Task brief: Can you set down, exactly as they appear below, the lines from the opening of the material through the one bearing "36, 37, 38];", minus the pictures?

>> Begin Supplied material

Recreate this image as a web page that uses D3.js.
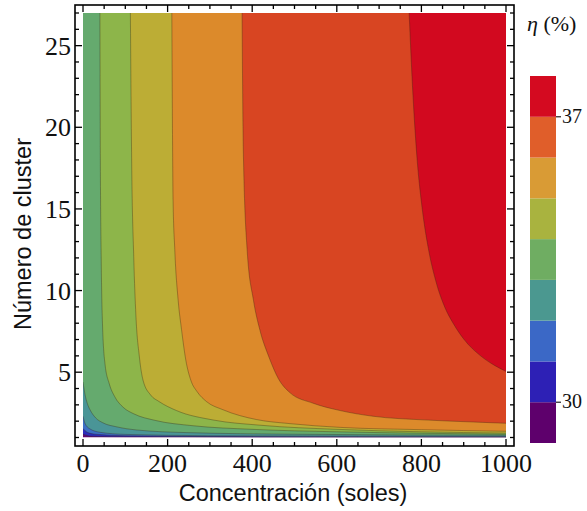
<!DOCTYPE html>
<html>
<head>
<meta charset="utf-8">
<script src="https://cdn.jsdelivr.net/npm/d3@7"></script>
<style>
	body { margin: 0; background: #fff; }
	text { fill: #111; }
	.tick-label { font-family: "Liberation Serif", "DejaVu Serif", serif; font-size: 26px; }
	.axis-title { font-family: "Liberation Sans", Arial, sans-serif; font-size: 23.5px; }
</style>
</head>
<body>
<div id="chart"></div>
<script>
var xTicks = [0, 200, 400, 600, 800, 1000];
var yTicks = [5, 10, 15, 20, 25];
var legendTicks = [30, 37];
var legendEdges = [29, 30, 31, 32, 33, 34, 35, 36, 37, 38];

// contour boundaries, [concentración, número de cluster]
// ordered from lowest to highest efficiency
var contour1 = [[0, 1.2], [20, 1.08], [100, 1.04], [400, 1.02], [1000, 1.01]];
var contour2 = [[0, 1.55], [10, 1.32], [30, 1.2], [100, 1.11], [300, 1.06], [1000, 1.035]];
var contour3 = [[0, 2.3], [5, 1.85], [15, 1.55], [40, 1.32], [100, 1.19], [300, 1.11], [1000, 1.07]];
var contour4 = [[0, 4.4], [5, 3.6], [10, 3.1], [17, 2.68], [30, 2.2], [47, 1.9], [80, 1.65], [127, 1.46], [245, 1.3], [500, 1.2], [1000, 1.14]];
var contour5 = [[40, 27], [41, 18], [43, 12], [46, 8], [52, 5.5], [62, 4.3], [75, 3.5], [95, 2.85], [120, 2.45], [170, 2.05], [260, 1.72], [400, 1.5], [600, 1.35], [800, 1.26], [1000, 1.2]];
var contour6 = [[112, 27], [115, 18], [120, 12], [125, 8.5], [133, 6], [142, 4.5], [160, 3.6], [180, 3.2], [221, 2.65], [308, 2.07], [420, 1.75], [600, 1.5], [800, 1.35], [1000, 1.27]];
var contour7 = [[210, 27], [213, 15.5], [217, 12.5], [225, 9.4], [233, 7.6], [243, 5.75], [255, 4.5], [270, 3.8], [292, 3.2], [331, 2.7], [410, 2.1], [489, 1.85], [608, 1.62], [800, 1.48], [1000, 1.38]];
var contour8 = [[376, 27], [379, 18.6], [388, 12.5], [403, 9.4], [418, 7.6], [440, 5.9], [462, 4.6], [489, 3.75], [544, 3.1], [608, 2.65], [686, 2.3], [804, 2.08], [922, 1.95], [1000, 1.87]];
var contour9 = [[771, 27], [780, 22], [790, 18], [802, 15], [817, 12.5], [835, 10.5], [855, 9], [875, 8], [901, 7], [940, 6], [974, 5.4], [1000, 5.05]];

var contours = [contour1, contour2, contour3, contour4, contour5, contour6, contour7, contour8, contour9];
var regionColors = ['#5c0a72', '#2c2cbc', '#3b6fc4', '#4a9597', '#65aa6e', '#8db54a', '#bcad35', '#dc8a2b', '#d84522', '#d2091f'];
var legendColors = ['#5e006c', '#2d20b5', '#3b68c6', '#4b9890', '#6fad62', '#a9b33f', '#d99b35', '#e05e2a', '#d40a20'];

var width = 587, height = 511;
var frame = { left: 75, right: 514, top: 5, bottom: 446 };

var x = d3.scaleLinear().domain([0, 1000]).range([83, 506]);
var y = d3.scaleLinear().domain([1, 27]).range([437.5, 13]);

var svg = d3.select('#chart').append('svg')
	.attr('width', width)
	.attr('height', height);

svg.append('clipPath').attr('id', 'plot-clip')
	.append('rect')
	.attr('x', x(0)).attr('y', y(27))
	.attr('width', x(1000) - x(0)).attr('height', y(1) - y(27));

var plot = svg.append('g').attr('clip-path', 'url(#plot-clip)');

// base region
plot.append('rect')
	.attr('x', x(0)).attr('y', y(27))
	.attr('width', x(1000) - x(0)).attr('height', y(1) - y(27))
	.attr('fill', regionColors[0]);

var curve = d3.line()
	.x(function(d) { return x(d[0]); })
	.y(function(d) { return y(d[1]); })
	.curve(d3.curveMonotoneX);

// each region lies above / right of its boundary
plot.selectAll('path.region')
	.data(contours)
	.enter().append('path')
	.classed('region', true)
	.attr('fill', function(d, i) { return regionColors[i + 1]; })
	.attr('d', function(d) {
		return curve(d) + 'L' + x(1000) + ',' + (y(27) - 2) + 'L' + (x(0) - 2) + ',' + (y(27) - 2) + 'Z';
	});

plot.selectAll('path.contour-line')
	.data(contours)
	.enter().append('path')
	.classed('contour-line', true)
	.attr('fill', 'none')
	.attr('stroke', 'rgba(60,40,20,0.45)')
	.attr('stroke-width', 0.8)
	.attr('d', curve);

// frame
svg.append('rect')
	.attr('x', frame.left).attr('y', frame.top)
	.attr('width', frame.right - frame.left).attr('height', frame.bottom - frame.top)
	.attr('fill', 'none').attr('stroke', '#000').attr('stroke-width', 1.6);

var xMinor = d3.range(0, 1001, 50);
var yMinor = d3.range(1, 28, 1);
var ticks = svg.append('g').attr('stroke', '#000').attr('stroke-width', 1.3);

xMinor.forEach(function(v) {
	var len = v % 200 === 0 ? 7 : 4;
	ticks.append('line').attr('x1', x(v)).attr('x2', x(v)).attr('y1', frame.bottom).attr('y2', frame.bottom - len);
	ticks.append('line').attr('x1', x(v)).attr('x2', x(v)).attr('y1', frame.top).attr('y2', frame.top + len);
});
yMinor.forEach(function(v) {
	var len = v % 5 === 0 ? 7 : 4;
	ticks.append('line').attr('y1', y(v)).attr('y2', y(v)).attr('x1', frame.left).attr('x2', frame.left + len);
	ticks.append('line').attr('y1', y(v)).attr('y2', y(v)).attr('x1', frame.right).attr('x2', frame.right - len);
});

svg.selectAll('text.x-label')
	.data(xTicks)
	.enter().append('text')
	.attr('class', 'tick-label')
	.attr('x', function(d) { return x(d); })
	.attr('y', 472)
	.attr('text-anchor', 'middle')
	.text(function(d) { return d; });

svg.selectAll('text.y-label')
	.data(yTicks)
	.enter().append('text')
	.attr('class', 'tick-label')
	.attr('x', 71)
	.attr('y', function(d) { return y(d) + 9; })
	.attr('text-anchor', 'end')
	.text(function(d) { return d; });

svg.append('text')
	.attr('class', 'axis-title')
	.attr('transform', 'translate(31,234) rotate(-90)')
	.attr('text-anchor', 'middle')
	.text('Número de cluster');

svg.append('text')
	.attr('class', 'axis-title')
	.attr('x', 293).attr('y', 501)
	.attr('text-anchor', 'middle')
	.text('Concentración (soles)');

// legend
var ly = d3.scaleLinear().domain([29, 38]).range([443, 76]);
var legend = svg.append('g');
legend.selectAll('rect')
	.data(legendColors)
	.enter().append('rect')
	.attr('x', 530)
	.attr('width', 26)
	.attr('y', function(d, i) { return ly(legendEdges[i + 1]); })
	.attr('height', function(d, i) { return ly(legendEdges[i]) - ly(legendEdges[i + 1]); })
	.attr('fill', function(d) { return d; });

legend.selectAll('line')
	.data(legendTicks)
	.enter().append('line')
	.attr('x1', 556).attr('x2', 561)
	.attr('y1', function(d) { return ly(d); })
	.attr('y2', function(d) { return ly(d); })
	.attr('stroke', '#222').attr('stroke-width', 1.2);

legend.selectAll('text')
	.data(legendTicks)
	.enter().append('text')
	.attr('x', 562)
	.attr('y', function(d) { return ly(d) + 6; })
	.style('font-family', '"Liberation Serif", serif')
	.style('font-size', '20px')
	.text(function(d) { return d; });

var title = svg.append('text')
	.attr('x', 527).attr('y', 31)
	.style('font-family', '"Liberation Serif", serif')
	.style('font-size', '22px');
title.append('tspan').style('font-style', 'italic').text('η');
title.append('tspan').text(' (%)');
</script>
</body>
</html>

>> End Supplied material

Exercise response:
Recreate this image as a web page that uses D3.js.
<!DOCTYPE html>
<html>
<head>
<meta charset="utf-8">
<script src="https://cdn.jsdelivr.net/npm/d3@7"></script>
<style>
	body { margin: 0; background: #fff; }
	text { fill: #111; }
	.tick-label { font-family: "Liberation Serif", "DejaVu Serif", serif; font-size: 26px; }
	.axis-title { font-family: "Liberation Sans", Arial, sans-serif; font-size: 23.5px; }
</style>
</head>
<body>
<div id="chart"></div>
<script>
var xTicks = [0, 200, 400, 600, 800, 1000];
var yTicks = [5, 10, 15, 20, 25];
var legendTicks = [30, 37];
var legendEdges = [29, 30, 31, 32, 33, 34, 35, 36, 37, 38];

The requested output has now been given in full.